New Demos Proposal Details How to Direct Capital Investments into America’s Long-Term Infrastructure and Sustainability Needs
Wall Street’s obsession with quick and certain profit is fundamentally at odds with the long-term investment our society needs. Changing this imbalance can unlock our ability to address the nation’s most pressing challenges—including rebuilding our nation’s crumbling infrastructure, supporting robust job creation, and expanding sustainable energy. The Financial Infrastructure Exchange (FIX), a new proposal developed by Demos President Heather McGhee and Demos Senior Fellow Wallace Turbeville and unveiled in the new edition of Democracy: A Journal of Ideas, provides the solution.
Included as one of the magazine’s 16 for ‘16 bold ideas, the FIX is a fully-funded federal policy designed to direct capital investments into long-term infrastructure and sustainability needs. Read the full report “From Short-Term Gains to Long-Term Needs: Financial Infrastructure Exchange” here.

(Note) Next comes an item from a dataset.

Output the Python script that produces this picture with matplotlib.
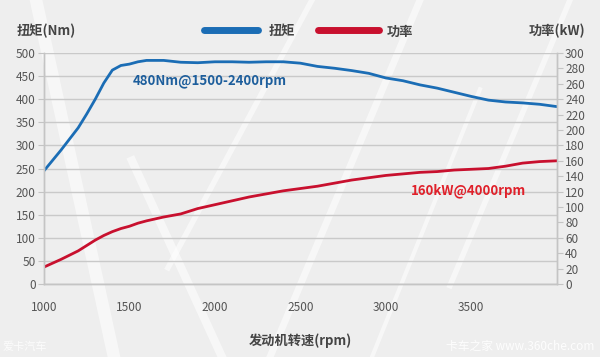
import matplotlib
matplotlib.use("Agg")
import matplotlib.pyplot as plt
import numpy as np

plt.rcParams['font.family'] = ['Noto Sans CJK SC', 'DejaVu Sans']

# engine speed (rpm)
rpm = [1000, 1100, 1200, 1250, 1300, 1350, 1400, 1450, 1500, 1550, 1600, 1700, 1800, 1900,
       2000, 2100, 2200, 2300, 2400, 2500, 2600, 2700, 2800, 2900, 3000, 3100, 3200,
       3300, 3400, 3500, 3600, 3700, 3800, 3900, 4000]
# torque (Nm)
torque = [245, 290, 338, 368, 400, 435, 463, 473, 476, 481, 484, 484, 480, 479,
          481, 481, 480, 481, 481, 478, 471, 467, 462, 456, 446, 440, 431,
          424, 415, 406, 398, 394, 392, 389, 384]
# power (kW)
power = [22, 32, 43, 50, 57, 63, 68, 72, 75, 79, 82, 87, 91, 98,
         103, 108, 113, 117, 121, 124, 127, 131, 135, 138, 141, 143, 145,
         146, 148, 149, 150, 153, 157, 159, 160]

x_ticks = [1000, 1500, 2000, 2500, 3000, 3500]
torque_ticks = np.arange(0, 501, 50)
power_ticks = np.arange(0, 301, 20)

blue = '#1b6db5'
red = '#c8102e'
txt = '#555555'

fig = plt.figure(figsize=(6, 3.57), dpi=100)
fig.patch.set_facecolor('#eeeeee')

# faint white streaks of the background picture
streaks = [([0.06, 0.19], [1.0, 0.0], 9), ([0.22, 0.37], [0.55, 0.0], 6),
           ([0.28, 0.52], [0.25, 1.0], 4), ([0.45, 0.70], [0.0, 1.0], 5),
           ([0.62, 0.80], [0.0, 0.75], 3), ([0.75, 0.95], [0.2, 1.0], 4)]
for xs, ys, lw in streaks:
    fig.add_artist(plt.Line2D(xs, ys, color='white', linewidth=lw, alpha=0.55, zorder=-5))

ax = fig.add_axes([0.0733, 0.2045, 0.8547, 0.647])
ax.set_facecolor('none')
ax2 = ax.twinx()

ax.plot(rpm, torque, color=blue, linewidth=2.0, solid_capstyle='round')
ax2.plot(rpm, power, color=red, linewidth=2.0, solid_capstyle='round')

ax.set_xlim(1000, 4000)
ax.set_ylim(0, 500)
ax2.set_ylim(0, 300)
ax.set_xticks(x_ticks)
ax.set_yticks(torque_ticks)
ax2.set_yticks(power_ticks)
ax.yaxis.grid(True, color='#c9c9c9', linewidth=1.0)
ax.set_axisbelow(True)

for a in (ax, ax2):
    a.spines['top'].set_visible(False)
    for s in ('left', 'right', 'bottom'):
        a.spines[s].set_color('#c4c4c4')
        a.spines[s].set_linewidth(1.0)
ax.tick_params(axis='y', colors='#c4c4c4', labelcolor=txt, labelsize=8.5, length=4, pad=2)
ax.tick_params(axis='x', length=0, labelcolor=txt, labelsize=8.5, pad=12)
ax2.tick_params(axis='y', colors='#c4c4c4', labelcolor=txt, labelsize=8.5, length=4, pad=2)

ax.set_xlabel('发动机转速(rpm)', fontsize=9.5, fontweight='bold', color='#444444', labelpad=14)

fig.text(0.028, 0.912, '扭矩(Nm)', fontsize=9.5, fontweight='bold', color='#444444', va='center')
fig.text(0.976, 0.912, '功率(kW)', fontsize=9.5, fontweight='bold', color='#444444', va='center', ha='right')

# legend
fig.add_artist(plt.Line2D([0.34, 0.43], [0.916, 0.916], color=blue, linewidth=5, solid_capstyle='round'))
fig.text(0.448, 0.912, '扭矩', fontsize=9.5, fontweight='bold', color='#444444', va='center')
fig.add_artist(plt.Line2D([0.53, 0.632], [0.916, 0.916], color=red, linewidth=5, solid_capstyle='round'))
fig.text(0.645, 0.912, '功率', fontsize=9.5, fontweight='bold', color='#444444', va='center')

ax.text(0.173, 0.88, '480Nm@1500-2400rpm', transform=ax.transAxes, fontsize=9.5,
        fontweight='bold', color='#1d5e9c', va='center')
ax.text(0.715, 0.403, '160kW@4000rpm', transform=ax.transAxes, fontsize=9.5,
        fontweight='bold', color='#e0202a', va='center')

# watermarks
fig.text(0.005, 0.02, '爱卡汽车', fontsize=8, color='white', alpha=0.8)
fig.text(0.99, 0.02, '卡车之家 www.360che.com', fontsize=8.5, color='white', alpha=0.9, ha='right')

fig.savefig('out.png', dpi=100, facecolor=fig.get_facecolor())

The FIX functions as a tax-and-subsidy program, taxing short-term activities such as high-frequency trading to subsidize necessary long-term investment. For instance, at the end of 2014, America’s retirement capital was approximately $24.7 trillion, including $5.2 trillion in public pension assets. Over the last five years, those public pensions invested roughly $6 billion in infrastructure, but, of that, $5 billion is invested in other countries, mainly in Europe and Asia. However, by correcting market short-sightedness, the FIX would flip that spending. It will empower Americans to invest in their own roads and bridges without penalizing their retirement savings, support communities in building the sustainable energy systems they want and need, and all while creating thousands of good, well-paying jobs.
“Current financial models value short-term price and liquidity over long-term value creation,” said Turbeville. “By taxing these ultimately unproductive trading activities, we can divert short-term gains into more socially beneficial uses of capital.”
Under the FIX, subsidies go directly to investors, meaning that the shareholding community determines and prioritizes qualified long-term investments. Additionally, the tax revenues garnered through FTTs will go directly to the FIX, bypassing congressional budgets and creating the opportunity for more decentralized, regional and local governance structures to set standards for prioritizing and targeting fix investments where they are needed most.
“The FIX is more than an infrastructure finance policy,” said McGhee. “With its emphasis on community involvement, operating outside the whims of government taxation or budgetary politics, it is also a new and potentially game-changing platform for inclusive economic development.”